■ Provided material:
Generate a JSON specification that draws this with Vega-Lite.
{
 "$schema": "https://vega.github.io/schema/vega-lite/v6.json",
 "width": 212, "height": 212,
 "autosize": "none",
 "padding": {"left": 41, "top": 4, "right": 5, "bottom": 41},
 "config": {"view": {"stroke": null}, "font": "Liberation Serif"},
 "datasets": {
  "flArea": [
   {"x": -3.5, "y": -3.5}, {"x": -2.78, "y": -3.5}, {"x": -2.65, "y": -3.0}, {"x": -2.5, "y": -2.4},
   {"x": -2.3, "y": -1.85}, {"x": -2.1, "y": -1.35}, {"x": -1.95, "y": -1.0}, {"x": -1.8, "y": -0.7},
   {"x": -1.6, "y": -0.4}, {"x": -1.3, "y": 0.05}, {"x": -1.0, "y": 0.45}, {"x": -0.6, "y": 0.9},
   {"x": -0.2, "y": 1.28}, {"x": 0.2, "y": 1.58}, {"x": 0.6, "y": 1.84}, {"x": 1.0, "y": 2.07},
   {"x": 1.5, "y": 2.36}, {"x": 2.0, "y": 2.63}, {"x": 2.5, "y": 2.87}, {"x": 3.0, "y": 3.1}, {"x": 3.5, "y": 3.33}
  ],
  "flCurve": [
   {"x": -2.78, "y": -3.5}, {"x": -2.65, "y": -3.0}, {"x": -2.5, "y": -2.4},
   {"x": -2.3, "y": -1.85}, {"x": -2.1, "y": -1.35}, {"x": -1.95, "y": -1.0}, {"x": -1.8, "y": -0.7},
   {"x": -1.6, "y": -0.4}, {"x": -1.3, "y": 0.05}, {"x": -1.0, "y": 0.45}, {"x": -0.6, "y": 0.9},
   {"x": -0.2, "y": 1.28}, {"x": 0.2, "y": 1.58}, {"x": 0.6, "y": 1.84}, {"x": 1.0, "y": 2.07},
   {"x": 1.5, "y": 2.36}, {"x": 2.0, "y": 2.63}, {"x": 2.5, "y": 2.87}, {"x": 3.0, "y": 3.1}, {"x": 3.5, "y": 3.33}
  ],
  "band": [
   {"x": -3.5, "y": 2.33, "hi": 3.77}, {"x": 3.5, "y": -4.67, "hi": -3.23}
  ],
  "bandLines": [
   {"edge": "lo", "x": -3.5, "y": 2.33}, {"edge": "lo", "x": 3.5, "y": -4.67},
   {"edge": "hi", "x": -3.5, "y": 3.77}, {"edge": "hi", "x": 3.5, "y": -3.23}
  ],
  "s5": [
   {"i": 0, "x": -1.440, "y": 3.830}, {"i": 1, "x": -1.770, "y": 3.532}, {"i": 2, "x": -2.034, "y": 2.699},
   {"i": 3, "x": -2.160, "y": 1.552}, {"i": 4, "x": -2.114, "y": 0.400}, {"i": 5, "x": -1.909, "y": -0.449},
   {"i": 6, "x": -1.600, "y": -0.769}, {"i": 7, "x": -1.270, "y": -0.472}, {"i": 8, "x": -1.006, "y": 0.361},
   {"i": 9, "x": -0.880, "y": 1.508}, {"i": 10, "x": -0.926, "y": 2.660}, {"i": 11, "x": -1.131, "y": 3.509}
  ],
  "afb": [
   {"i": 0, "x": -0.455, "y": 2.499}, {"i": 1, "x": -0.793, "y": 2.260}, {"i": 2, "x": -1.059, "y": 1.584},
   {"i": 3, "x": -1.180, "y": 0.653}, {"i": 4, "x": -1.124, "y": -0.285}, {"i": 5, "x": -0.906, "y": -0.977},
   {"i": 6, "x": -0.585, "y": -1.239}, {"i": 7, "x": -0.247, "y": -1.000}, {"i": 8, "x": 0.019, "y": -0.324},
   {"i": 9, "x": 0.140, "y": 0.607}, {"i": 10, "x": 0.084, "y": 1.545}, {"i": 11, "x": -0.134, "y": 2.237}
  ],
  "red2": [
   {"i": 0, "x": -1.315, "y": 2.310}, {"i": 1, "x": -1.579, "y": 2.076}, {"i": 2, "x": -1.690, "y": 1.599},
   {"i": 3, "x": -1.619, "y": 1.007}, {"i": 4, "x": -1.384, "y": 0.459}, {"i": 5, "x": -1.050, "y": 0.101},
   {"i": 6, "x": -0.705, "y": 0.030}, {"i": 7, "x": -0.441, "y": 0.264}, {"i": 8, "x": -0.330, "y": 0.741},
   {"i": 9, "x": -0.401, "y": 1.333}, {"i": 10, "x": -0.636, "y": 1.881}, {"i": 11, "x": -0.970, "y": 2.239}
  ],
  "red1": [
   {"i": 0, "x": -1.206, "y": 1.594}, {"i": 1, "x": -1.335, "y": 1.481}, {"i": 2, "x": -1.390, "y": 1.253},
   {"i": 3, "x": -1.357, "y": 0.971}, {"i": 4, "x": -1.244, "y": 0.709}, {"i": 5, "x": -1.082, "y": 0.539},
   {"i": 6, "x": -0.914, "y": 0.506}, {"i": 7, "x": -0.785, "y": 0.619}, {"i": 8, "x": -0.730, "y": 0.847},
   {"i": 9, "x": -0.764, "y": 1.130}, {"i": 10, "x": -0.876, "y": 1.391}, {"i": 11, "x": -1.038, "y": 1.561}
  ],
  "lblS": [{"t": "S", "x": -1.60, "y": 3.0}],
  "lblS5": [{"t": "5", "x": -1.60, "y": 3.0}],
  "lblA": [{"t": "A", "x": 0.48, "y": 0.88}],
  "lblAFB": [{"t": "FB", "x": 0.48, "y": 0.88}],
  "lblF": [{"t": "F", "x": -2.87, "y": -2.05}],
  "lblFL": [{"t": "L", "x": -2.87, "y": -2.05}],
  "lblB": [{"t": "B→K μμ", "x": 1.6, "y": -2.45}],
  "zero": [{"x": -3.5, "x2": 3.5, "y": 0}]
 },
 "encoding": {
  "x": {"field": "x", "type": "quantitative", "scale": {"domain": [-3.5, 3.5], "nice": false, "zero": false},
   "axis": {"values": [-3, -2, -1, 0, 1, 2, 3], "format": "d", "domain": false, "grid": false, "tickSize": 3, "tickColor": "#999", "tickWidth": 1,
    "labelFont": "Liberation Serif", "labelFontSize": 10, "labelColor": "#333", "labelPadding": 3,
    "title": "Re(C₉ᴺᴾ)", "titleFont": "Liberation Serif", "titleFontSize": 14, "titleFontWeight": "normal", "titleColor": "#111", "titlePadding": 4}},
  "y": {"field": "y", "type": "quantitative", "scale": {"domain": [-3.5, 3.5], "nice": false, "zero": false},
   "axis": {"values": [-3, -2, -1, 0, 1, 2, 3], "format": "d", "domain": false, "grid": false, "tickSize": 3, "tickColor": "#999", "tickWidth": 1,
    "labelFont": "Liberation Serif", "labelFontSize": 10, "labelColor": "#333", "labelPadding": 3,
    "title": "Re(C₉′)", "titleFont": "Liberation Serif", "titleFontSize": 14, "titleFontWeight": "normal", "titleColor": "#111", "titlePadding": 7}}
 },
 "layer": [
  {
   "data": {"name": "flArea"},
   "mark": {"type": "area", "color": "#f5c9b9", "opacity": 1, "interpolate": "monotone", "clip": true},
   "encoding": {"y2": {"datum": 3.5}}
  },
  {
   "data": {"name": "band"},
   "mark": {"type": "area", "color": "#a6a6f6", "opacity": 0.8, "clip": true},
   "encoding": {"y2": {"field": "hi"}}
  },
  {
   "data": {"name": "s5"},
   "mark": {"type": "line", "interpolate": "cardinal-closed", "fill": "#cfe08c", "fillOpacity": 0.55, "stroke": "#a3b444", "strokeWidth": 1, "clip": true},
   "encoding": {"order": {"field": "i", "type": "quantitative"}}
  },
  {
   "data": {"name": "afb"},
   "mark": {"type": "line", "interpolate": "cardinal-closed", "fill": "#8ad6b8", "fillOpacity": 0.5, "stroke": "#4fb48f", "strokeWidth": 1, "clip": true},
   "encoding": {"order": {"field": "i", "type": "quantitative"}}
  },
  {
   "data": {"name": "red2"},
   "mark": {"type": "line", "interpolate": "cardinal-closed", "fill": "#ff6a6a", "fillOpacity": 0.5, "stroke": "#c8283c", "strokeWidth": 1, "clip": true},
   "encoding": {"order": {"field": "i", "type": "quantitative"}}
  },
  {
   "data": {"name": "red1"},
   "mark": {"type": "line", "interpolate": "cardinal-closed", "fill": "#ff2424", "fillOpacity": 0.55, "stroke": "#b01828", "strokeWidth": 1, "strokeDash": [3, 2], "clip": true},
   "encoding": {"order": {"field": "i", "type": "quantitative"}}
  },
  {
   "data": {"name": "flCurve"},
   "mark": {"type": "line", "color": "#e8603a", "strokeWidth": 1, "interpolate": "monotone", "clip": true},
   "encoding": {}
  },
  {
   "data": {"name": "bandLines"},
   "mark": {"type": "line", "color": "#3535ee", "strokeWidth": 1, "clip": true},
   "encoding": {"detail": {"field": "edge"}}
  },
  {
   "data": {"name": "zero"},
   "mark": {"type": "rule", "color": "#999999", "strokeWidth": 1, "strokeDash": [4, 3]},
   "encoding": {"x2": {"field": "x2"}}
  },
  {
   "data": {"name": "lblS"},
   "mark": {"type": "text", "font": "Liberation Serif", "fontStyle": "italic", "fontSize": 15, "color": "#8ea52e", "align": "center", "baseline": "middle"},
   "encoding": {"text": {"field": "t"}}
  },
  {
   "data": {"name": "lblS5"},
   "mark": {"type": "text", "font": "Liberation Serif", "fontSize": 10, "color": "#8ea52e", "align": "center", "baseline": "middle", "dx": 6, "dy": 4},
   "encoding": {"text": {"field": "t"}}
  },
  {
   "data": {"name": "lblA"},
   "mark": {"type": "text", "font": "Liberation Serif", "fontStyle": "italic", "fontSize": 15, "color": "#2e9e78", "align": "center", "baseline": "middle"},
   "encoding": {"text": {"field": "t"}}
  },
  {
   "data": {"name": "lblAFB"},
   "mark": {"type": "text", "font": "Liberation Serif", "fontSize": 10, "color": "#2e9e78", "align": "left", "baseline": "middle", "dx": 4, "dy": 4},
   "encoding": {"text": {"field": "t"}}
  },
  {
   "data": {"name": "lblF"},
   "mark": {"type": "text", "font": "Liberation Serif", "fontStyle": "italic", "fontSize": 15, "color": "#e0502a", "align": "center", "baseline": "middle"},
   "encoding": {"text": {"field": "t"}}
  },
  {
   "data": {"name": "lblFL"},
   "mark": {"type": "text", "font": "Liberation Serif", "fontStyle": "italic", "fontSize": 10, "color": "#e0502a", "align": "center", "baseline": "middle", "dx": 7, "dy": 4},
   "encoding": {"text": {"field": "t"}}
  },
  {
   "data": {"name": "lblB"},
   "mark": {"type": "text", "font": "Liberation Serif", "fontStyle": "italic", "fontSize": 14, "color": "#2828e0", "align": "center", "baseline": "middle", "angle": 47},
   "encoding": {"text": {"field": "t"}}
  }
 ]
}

...

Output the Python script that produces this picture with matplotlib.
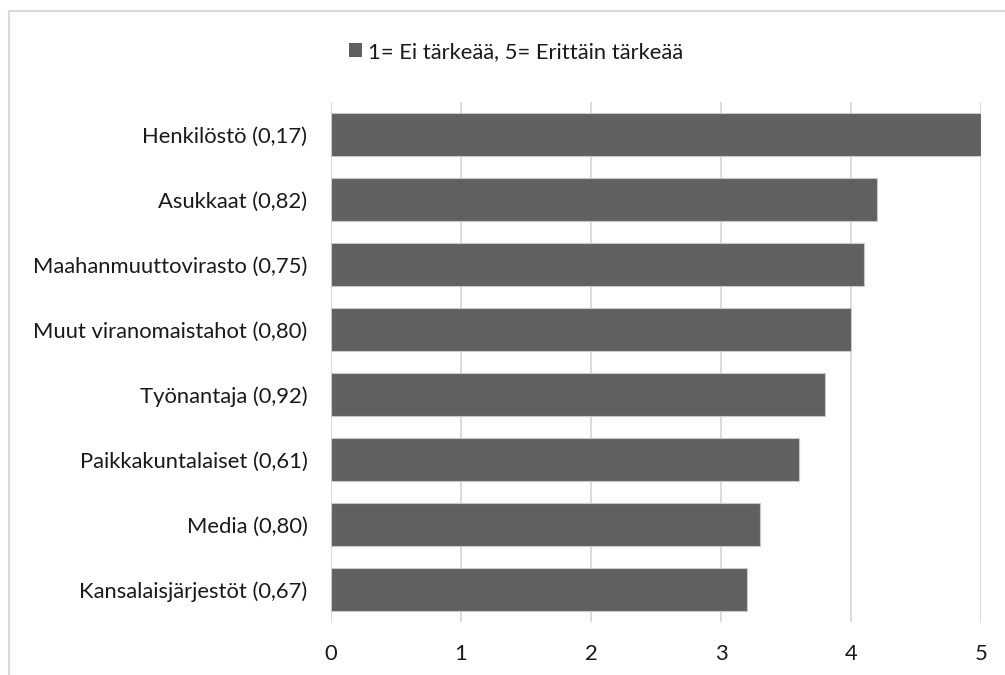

■ Your task:
Among these entries, how many lines include the string "that"? Reply with the number by itself.

■ Response:
2